The penultimate race of the 1993 season, the Japanese Grand Prix, became the emotional climax of their rivalry. Senna, in the McLaren, was locked in a tight battle with Prost’s Williams. On the final lap, Senna had closed to within a second of Prost. But instead of making a desperate lunge, as the old Senna would have, he settled for second place. After the checkered flag, Senna pulled alongside Prost on the cool-down lap, raised his hand, and they shook. It was a spontaneous gesture of mutual respect. The world saw two titans who had tried to destroy each other finally acknowledge the greatness in the other. Prost later said, “I don’t know what happened to me, but I saw Ayrton driving next to me and I thought, ‘This is the only man I respect in this sport.’” Senna’s own words: “I finally realized that Alain is my greatest rival, and I understand him now.” It was a moment of grace, foreshadowing the tragedy to come.

Driving Styles and Philosophies: More Than Speed

The Prost-Senna rivalry is fascinating because it was a clash of entire worldviews. Prost approached a Grand Prix as a management challenge. He would set up the car for stability, avoid unnecessary risks, and exploit others’ mistakes. His famous quote: “Speed is nothing without consistency.” Senna, by contrast, viewed racing as a physical and spiritual combat. He drove at the absolute limit of adhesion, and sometimes beyond, believing that the car would respond to pure will. He once said, “If you no longer go for a gap that exists, you are no longer a racing driver.” Their battles — especially at Monaco, where Prost’s smoothness met Senna’s aggression — were masterclasses in two valid approaches to the same goal. The 1988 Monaco Grand Prix exemplified this: Senna qualified 1.4 seconds faster than Prost in the identical car, but crashed out while leading by 55 seconds. Prost won the race, as usual, by finishing. The contrast was never sharper.

Technological Battles: The Cars That Shaped Their Rivalry

Both drivers were at the forefront of the most technologically intense era in F1. The McLaren MP4/4 (1988) used a Honda V6 turbo engine producing over 650bhp, with active suspension still in its infancy. By 1992, Williams introduced the FW14B with active suspension, semi-automatic gearboxes, and traction control — the first truly modern F1 car. Prost mastered these systems, using electronics to preserve tires and manage fuel. Senna, meanwhile, relied on feel and raw driving, famously disliking driver aids. When he tested the Williams in 1993 (before signing with the team), he struggled with the active suspension because he couldn’t “feel” the rear end. It was a symbolic moment: the technocrat and the purist, united by speed but divided by method.

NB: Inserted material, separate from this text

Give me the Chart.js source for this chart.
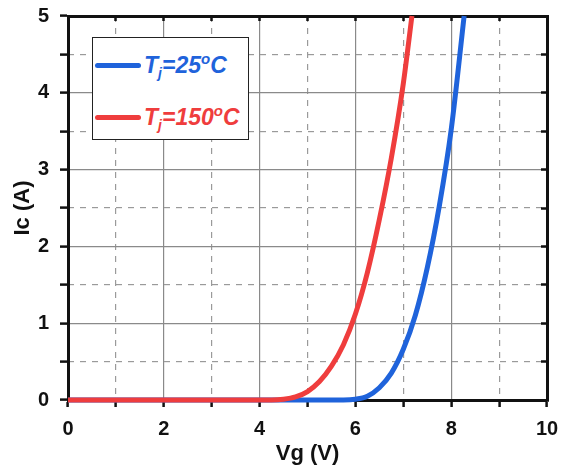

The technological gap between Williams and the rest in 1992-93 underscored how much F1 had changed; Prost believed it was the natural evolution of racing, while Senna thought it diluted the driver’s input.

The Ethics of Competition: Controversy and Clarity

No rivalry in sports has provoked such deep ethical debates. The 1990 collision by Senna was a deliberate act of championship-or-nothing violence. Critics said it tarnished his legacy; defenders argued it was justified given Prost’s actions in 1989. Senna’s admission — “I did it on purpose” — is one of the most startling statements in sports history. Yet Prost’s own decision to turn into Senna in 1989 was equally calculated. The difference? Prost’s collision was under a racing situation (defending a line), while Senna’s was a premeditated act of revenge. The FIA later investigated and cleared no one, but the scars remained. What makes the rivalry so compelling is that neither driver was entirely innocent or entirely guilty. They were both fiercely competitive, operating at the razor’s edge of sport, where winning and survival blurred. Their story forced F1 to codify rules about team orders, blocking, and driver conduct. It also created a generation of fans who still argue about who was “right” — a testament to the complexity of their relationship.

Legacy: What They Taught Us

The rivalry ended not with a bang but with a handshake. When Senna tragically died at Imola in 1994, Prost was one of the pallbearers. In later interviews, Prost described Senna as a brother he never had. The two had reconciled fully, meeting secretly in Brazil in 1993 to discuss racing and life. Senna even requested that Prost be at his side if he ever needed help. The Prost-Senna rivalry teaches several lessons: competition can be both destructive and elevating; respect is earned through confronting greatness; and even the fiercest enemies can find common ground. Their story is studied not just by racing fans but by business leaders, athletes, and anyone who faces intense rivalry. It shows that while the desire to win can bring out the worst in people, it also produces the highest levels of human performance.

External Resources for Further Reading

Conclusion: Enduring Flame

More than three decades later, the rivalry between Alain Prost and Ayrton Senna remains the yardstick by which all Formula One battles are measured. It was not just about wins and titles — it was about two men who represented opposite poles of human ambition. Prost’s cool intellect versus Senna’s fiery passion; method versus instinct; self-preservation versus self-sacrifice. Their on-track collisions and off-track animosity gave way to a deep, if unspoken, bond. In the end, they both understood that each made the other greater. As Senna once said, “Alain Prost is my greatest opponent. I will always measure myself against him.” And in doing so, they left a legacy that transcends sport. The story of Prost and Senna is a reminder that greatness is not achieved in isolation — it is forged in the crucible of competition, where two warriors push each other beyond known limits, leaving a trail of inspiration for all who follow.